This season, major media outlets rediscovered ice sailing.

A few weeks ago, before the latest storm buried the East Coast in snow, strong ice and clear wind brought the Van Nostrand Challenge Cup back to the Navesink River in Red Bank. The historic race ignited a wave of attention. Reporters from The New York Times, The New Yorker, and NPR took notice of ice sailing. Historic iceboats and clubs filled social media feeds with photos and video. The audience expanded in a way we rarely see.

That attention helps recruit new sailors and preserve historic clubs whose traditions stretch back more than a century. It reminds the public that this is not a curiosity, but a serious winter sport with deep American roots and active fleets from Montana to Maine.

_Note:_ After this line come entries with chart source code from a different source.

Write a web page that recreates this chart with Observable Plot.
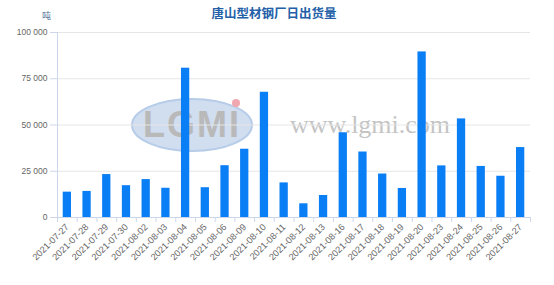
<!DOCTYPE html>
<html>
<head>
<meta charset="utf-8">
<script src="https://cdn.jsdelivr.net/npm/d3@7"></script>
<script src="https://cdn.jsdelivr.net/npm/@observablehq/plot@0.6"></script>
<style>
  html, body { margin: 0; padding: 0; background: #fff; }
  #wrap { position: relative; width: 554px; height: 285px; overflow: hidden; font-family: "Liberation Sans", Arial, sans-serif; }
  #title { position: absolute; left: 0; width: 548px; top: 3px; text-align: center; font: bold 12.5px "Noto Sans CJK SC", sans-serif; color: #2360a8; }
  #unit { position: absolute; left: 42px; top: 9px; font: 9px "Noto Sans CJK SC", sans-serif; color: #5577a0; }
  #wm { position: absolute; left: 0; top: 0; width: 554px; height: 285px; pointer-events: none; }
  #chart { position: absolute; left: 0; top: 0; }
</style>
</head>
<body>
<div id="wrap">
  <svg id="wm" width="554" height="285">
    <ellipse cx="192" cy="125" rx="60" ry="26" fill="#c9d9ee" stroke="#aac4e4" stroke-width="2" opacity="0.85"/>
    <text x="192" y="137" text-anchor="middle" font-family="Liberation Sans, Arial" font-weight="bold" font-size="36" fill="#b9b9b9" letter-spacing="2">LGMI</text>
    <circle cx="236" cy="103" r="4" fill="#f0a8b0"/>
    <text x="290" y="133" font-family="Liberation Serif, serif" font-size="26" fill="#c4c4c4">www.lgmi.com</text>
  </svg>
  <div id="chart"></div>
  <div id="title">唐山型材钢厂日出货量</div>
  <div id="unit">吨</div>
</div>
<script>
const dates = ["2021-07-27","2021-07-28","2021-07-29","2021-07-30","2021-08-02","2021-08-03","2021-08-04","2021-08-05","2021-08-06","2021-08-09","2021-08-10","2021-08-11","2021-08-12","2021-08-13","2021-08-16","2021-08-17","2021-08-18","2021-08-19","2021-08-20","2021-08-23","2021-08-24","2021-08-25","2021-08-26","2021-08-27"];
const shipments = [13700, 14100, 23200, 17200, 20500, 15800, 80700, 16100, 28000, 36900, 67700, 18700, 7400, 11900, 45800, 35400, 23500, 15700, 89500, 27900, 53300, 27600, 22300, 37800];
const yTicks = [0, 25000, 50000, 75000, 100000];

const data = dates.map((d, i) => ({date: d, value: shipments[i]}));

const W = 554, H = 285, mL = 57, mR = 24, mT = 32, mB = 68;
const step = (W - mL - mR) / dates.length;
const fmt = v => d3.format(",")(v).replace(/,/g, " ");
const axisColor = "#ccd6eb";

const chart = Plot.plot({
  width: W,
  height: H,
  marginLeft: mL,
  marginRight: mR,
  marginTop: mT,
  marginBottom: mB,
  style: {background: "transparent", fontFamily: "Liberation Sans, Arial, sans-serif", fontSize: "8.5px", color: "#666"},
  x: {domain: dates, paddingInner: 0.58, paddingOuter: 0.29, align: 0.5, round: false, label: null},
  y: {domain: [0, 100000], label: null},
  marks: [
    Plot.gridY(yTicks, {stroke: "#e6e6e6", strokeOpacity: 1}),
    Plot.axisY(yTicks, {tickFormat: fmt, tickSize: 7, tickPadding: 3, stroke: axisColor, fill: "#666", label: null}),
    Plot.ruleX([dates[0]], {dx: -step / 2, y1: 0, y2: 100000, stroke: axisColor}),
    Plot.barY(data, {x: "date", y: "value", fill: "#0a7ef5"}),
    Plot.ruleY([0], {stroke: axisColor}),
    Plot.axisX({tickFormat: null, tickSize: 5, dx: -step / 2, stroke: axisColor, label: null}),
    Plot.ruleX([dates[dates.length - 1]], {dx: step / 2, y1: 0, y2: 0, insetBottom: -5, stroke: axisColor}),
    Plot.axisX({tickSize: 0, tickPadding: 8, tickRotate: -45, fill: "#666", fontSize: 9.2, label: null})
  ]
});
document.getElementById("chart").appendChild(chart);
</script>
</body>
</html>
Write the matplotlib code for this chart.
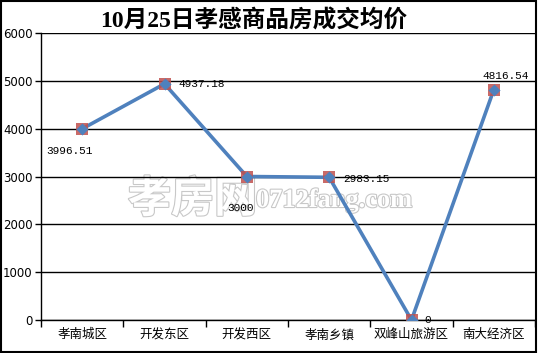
import matplotlib
matplotlib.use("Agg")
import matplotlib.pyplot as plt
import matplotlib.patheffects as pe
from matplotlib.patches import Rectangle

categories = ["孝南城区", "开发东区", "开发西区", "孝南乡镇", "双峰山旅游区", "南大经济区"]
values = [3996.51, 4937.18, 3000, 2983.15, 0, 4816.54]
value_labels = ["3996.51", "4937.18", "3000", "2983.15", "0", "4816.54"]
yticks = [0, 1000, 2000, 3000, 4000, 5000, 6000]
title = "10月25日孝感商品房成交均价"

cjk = ["Noto Sans CJK SC", "DejaVu Sans"]
plt.rcParams['font.family'] = cjk

fig = plt.figure(figsize=(5.38, 3.53), dpi=100)
fig.patch.set_facecolor("white")
ax = fig.add_axes([41/538, 1-320/353, (535-41)/538, (320-33)/353])
ax.set_facecolor("none")

x = list(range(len(categories)))
ax.plot(x, values, color="#4f81bd", lw=2.6, zorder=3)
ax.scatter(x, values, marker="s", s=70, color="#c0504d", alpha=0.85, zorder=4, linewidths=0)
ax.scatter(x, values, marker="D", s=38, color="#4f81bd", zorder=5, linewidths=0)

offsets = [(-26, -16), (10, 0), (-14, -23), (10, -1), (9, 0), (-8, 10)]
for xi, v, lab, off in zip(x, values, value_labels, offsets):
    ax.annotate(lab, (xi, v), xytext=off, textcoords="offset points",
                fontsize=8, family=["Liberation Mono", "DejaVu Sans Mono"],
                va="center", ha="left", zorder=6)

ax.set_xlim(-0.5, 5.5)
ax.set_ylim(0, 6000)
ax.set_yticks(yticks)
ax.set_yticklabels([str(t) for t in yticks], fontsize=8.5, family=["DejaVu Sans"])
ax.set_xticks([i + 0.5 for i in range(-1, 6)], minor=False)
ax.set_xticklabels([])
ax.set_xticks(x, minor=True)
ax.set_xticklabels(categories, minor=True, fontsize=9)
ax.tick_params(axis="x", which="major", direction="out", length=5, width=1, color="black")
ax.tick_params(axis="x", which="minor", length=0, pad=6)
ax.tick_params(axis="y", direction="out", length=4, width=1, pad=2)
ax.grid(axis="y", color="black", lw=1)
ax.set_axisbelow(True)
for s in ["top", "right"]:
    ax.spines[s].set_visible(False)
ax.spines["left"].set_linewidth(1)
ax.spines["bottom"].set_linewidth(1)

# watermark (behind the axes content)
wm = [pe.Stroke(linewidth=1.6, foreground="#c8c8c8"), pe.Normal()]
fig.text(128/538, 1-212/353, "孝房网", fontsize=31, color="white",
         family=cjk, fontweight="bold", path_effects=wm, zorder=-1)
fig.text(256/538, 1-207/353, "0712fang.com", fontsize=19, color="white",
         family=["Liberation Serif", "DejaVu Serif"], fontweight="bold", path_effects=wm, zorder=-1)

fig.text(254/538, 1-21/353, title, fontsize=17, fontweight="bold", ha="center", va="center",
         family=["Liberation Serif", "Noto Sans CJK SC"])

fig.patches.append(Rectangle((0.5/538, 1.5/353), 1-2.5/538, 1-2.5/353, transform=fig.transFigure,
                             fill=False, edgecolor="black", lw=1.5))

fig.savefig("out.png", dpi=100)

For decades, people have asked: why not the Olympics? In the late 1990s and early 2000s, there were formal discussions with the International Sailing Federation about bringing ice sailing into the Winter Games. Meetings were held. Surveys were conducted. A purpose-built Olympic ice yacht was even considered. The effort ultimately stalled, largely because the Olympics require certainty, and ice does not cooperate on a fixed schedule. Here’s an article about the situation with more detail in the DN Newsletter Runner Tracks: LINK

This season demonstrated that when conditions arrive in highly visible places, the story of the sport travels farther.